Vepco -- in conjunction with the Houston-based Transco Energy Co. -- wants to build a huge, 400-mile pipeline that would pump a slush-like mixture of pea-sized coal and water from the coal mines of southwestern Virginia to the its coal-fired power plants in Hampton Roads. The project, which Vepco estimates would cost $650 million, would reduce coal transportation costs and serve as a shot in the arm for the state's depressed coal industry, its proponents say.

The railroads counter that the pipeline is a potential economic white elephant and environmental disaster. Behind it all, though, is competition: The railroads could lose millions of dollars in business if a pipeline is constructed.

The intensity of the coal slurry pipeline issue offers an unusual opportunity to observe how corporations try to exert influence in Virginia's capital:

Consultants' Studies. Masking one's arguments in scientific objectivity is a sure way to give credence to the cause, and there are more than enough consultants and academics to oblige. Vepco kicked off the slurry fest this summer by bankrolling a $64,000 study by the Virginia Center for Coal and Energy Research at Virginia Polytechnic Institute and State University.

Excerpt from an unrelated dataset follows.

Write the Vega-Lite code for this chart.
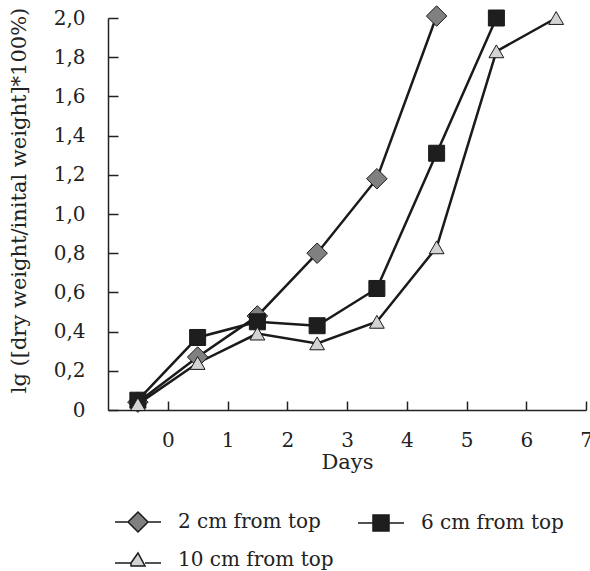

Not surprisingly, the Vepco-financed study came up with a report that said a coal pipeline would save between $5 and $11 per ton in coal transportation costs, for a potential saving of $30 million to $66 million a year.

Last week, the Virginia Railway Association countered with its own study by Teknekron Inc., a Bethesda-based consulting firm. The study, for which the railroads paid between $30,000 and $35,000, predictably shot holes in the Vepco study, indicating that a pipeline could end up costing twice as much as Vepco says it will.

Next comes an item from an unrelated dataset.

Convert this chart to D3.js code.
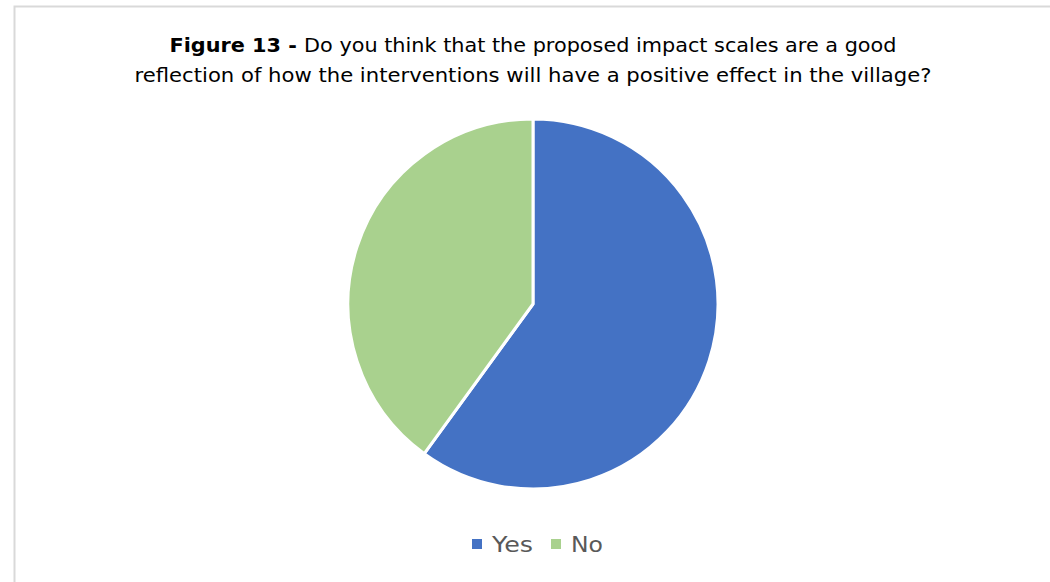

Lobbyists. In addition to the usual stable of utility and railroad lobbyists, both sides are going outside for special help on the coal slurry pipeline issue. Vepco and Transco, which recently formed a consortium called Virginia Coal Slurry Associates, have hired William G. Thomas, the super lobbyist of Richmond and political confidant of Robb.

Vepco and Transco also are financing a group called "Virginians for Competitive Coal Transportation," which hopes to enlist consumer groups, labor and other interests that might favor the pipeline. To head it, they hired Curry Roberts, former political aide to Attorney General Gerald Baliles and finance director for Lt. Gov. Richard J. Davis' losing Senate campaign.

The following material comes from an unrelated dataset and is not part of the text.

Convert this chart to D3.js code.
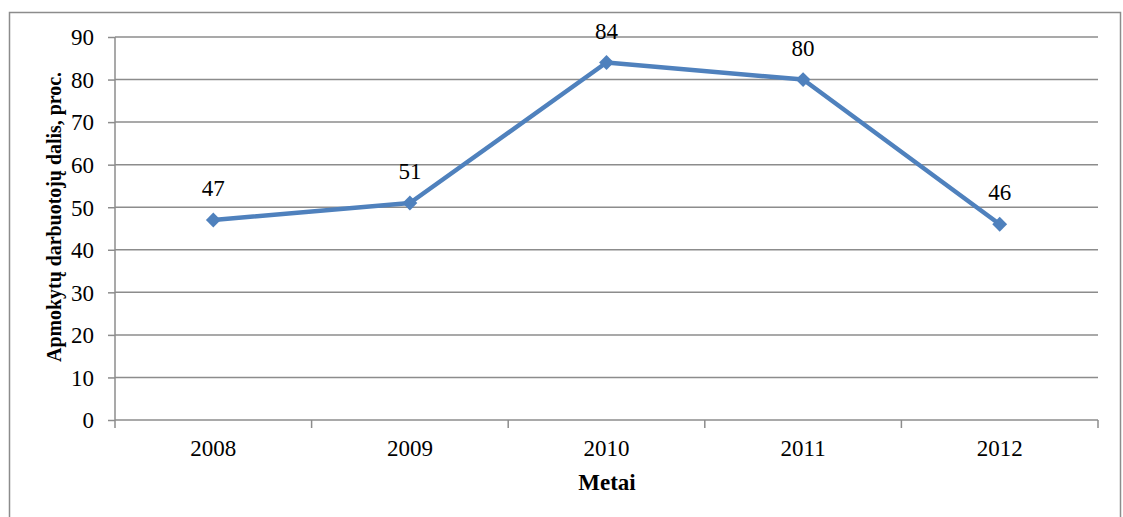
<!DOCTYPE html>
<html><head><meta charset="utf-8">
<script src="https://cdn.jsdelivr.net/npm/d3@7/dist/d3.min.js"></script>
<style>body{margin:0;background:#fff}svg{display:block}</style>
</head><body>
<script>
const years = ["2008","2009","2010","2011","2012"];
const values = [47, 51, 84, 80, 46];
const yTicks = [0,10,20,30,40,50,60,70,80,90];
const yTitle = "Apmokytų darbuotojų dalis, proc.";
const xTitle = "Metai";

const W = 1123, H = 517;
const m = {left:115, right:1098, top:37, bottom:420};
const svg = d3.select("body").append("svg").attr("width",W).attr("height",H);

svg.append("rect").attr("x",9.5).attr("y",12.5).attr("width",1111).attr("height",520)
  .attr("fill","none").attr("stroke","#8c8c8c").attr("stroke-width",1.5);

const x = d3.scaleBand().domain(years).range([m.left,m.right]);
const y = d3.scaleLinear().domain([0,90]).range([m.bottom,m.top]);
const font = "Liberation Serif, Times New Roman, serif";

// gridlines
svg.append("g").selectAll("line").data(yTicks.filter(d=>d>0)).join("line")
  .attr("x1",m.left).attr("x2",m.right).attr("y1",d=>y(d)).attr("y2",d=>y(d))
  .attr("stroke","#8c8c8c").attr("stroke-width",1.5);

// y axis
const ya = svg.append("g").attr("transform",`translate(${m.left},0)`)
  .call(d3.axisLeft(y).tickValues(yTicks).tickSize(7).tickPadding(14));
ya.attr("font-family",font).attr("font-size",23);
ya.select(".domain").attr("stroke","#8c8c8c").attr("stroke-width",1.5).attr("d",`M0,${m.top}V${m.bottom}`);
ya.selectAll(".tick line").attr("stroke","#8c8c8c").attr("stroke-width",1.5);
ya.selectAll(".tick text").attr("fill","#000").attr("dy","0.34em");

// x axis
const xa = svg.append("g").attr("transform",`translate(0,${m.bottom})`)
  .call(d3.axisBottom(x).tickSize(0).tickPadding(20));
xa.attr("font-family",font).attr("font-size",23);
xa.select(".domain").attr("stroke","#8c8c8c").attr("stroke-width",1.5).attr("d",`M${m.left},0H${m.right}`);
xa.selectAll(".tick text").attr("fill","#000");
const bounds = years.map(d=>x(d)).concat([x(years[years.length-1])+x.bandwidth()]);
xa.append("g").selectAll("line").data(bounds).join("line")
  .attr("x1",d=>d).attr("x2",d=>d).attr("y1",0).attr("y2",8)
  .attr("stroke","#8c8c8c").attr("stroke-width",1.5);

// line
const cx = d=>x(d)+x.bandwidth()/2;
const line = d3.line().x((d,i)=>cx(years[i])).y(d=>y(d));
svg.append("path").datum(values).attr("d",line).attr("fill","none")
  .attr("stroke","#4f81bd").attr("stroke-width",4.5).attr("stroke-linejoin","round");

svg.append("g").selectAll("path").data(values).join("path")
  .attr("d",d3.symbol().type(d3.symbolSquare).size(110))
  .attr("transform",(d,i)=>`translate(${cx(years[i])},${y(d)}) rotate(45)`)
  .attr("fill","#4f81bd");

svg.append("g").selectAll("text").data(values).join("text")
  .attr("x",(d,i)=>cx(years[i])).attr("y",d=>y(d)-24)
  .attr("text-anchor","middle").attr("font-family",font).attr("font-size",23)
  .text(d=>d);

// titles
svg.append("text").attr("x",607).attr("y",490).attr("text-anchor","middle")
  .attr("font-family",font).attr("font-weight","bold").attr("font-size",23).text(xTitle);
svg.append("text").attr("transform",`translate(61,217) rotate(-90)`).attr("text-anchor","middle")
  .attr("font-family",font).attr("font-weight","bold").attr("font-size",22)
  .attr("textLength",290).attr("lengthAdjust","spacingAndGlyphs").text(yTitle);
</script>
</body></html>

The railroads say they also are negotiating to hire outside special forces, including former legislators and other former state officials. Although no deal has been closed, some politically well-connected lobbyists are already on hand. Charles Davis, a top aide to former Republican Gov. John Dalton, has been retained by CSX, the Richmond-based rail conglomerate.

Campaign contributions. Vepco's political action committee, the Committee for a Responsible Government, was among the most active PAC in the recently concluded campaigns for the House of Delegates, funneling more than $10,000 to 51 legislative candidates. Records show the railroad union workers' PAC, the Transportation Political Education League, gave $4,200 to 14 legislative candidates.

Public pressure. Last month, Vepco instructed its district managers to begin visiting legislators on behalf of coal slurry pipeline legislation. There is talk that next month the utility will enclose appeals in its monthly bills to about a million Virginia customers -- a step Vepco spokesmen won't rule out. The railroads have hired a Richmond public relations firm to present their side of the case and plan to counter Vepco's appeals with mailings to their own stockholders and employes.

Legislators, meanwhile, are enjoying the spectacle. "What two more powerful interest groups in the state can you find at each other's throats?" asks state Del. Warren Stambaugh (D-Arlington.) "It's going to be a fascinating battle, isn't it?"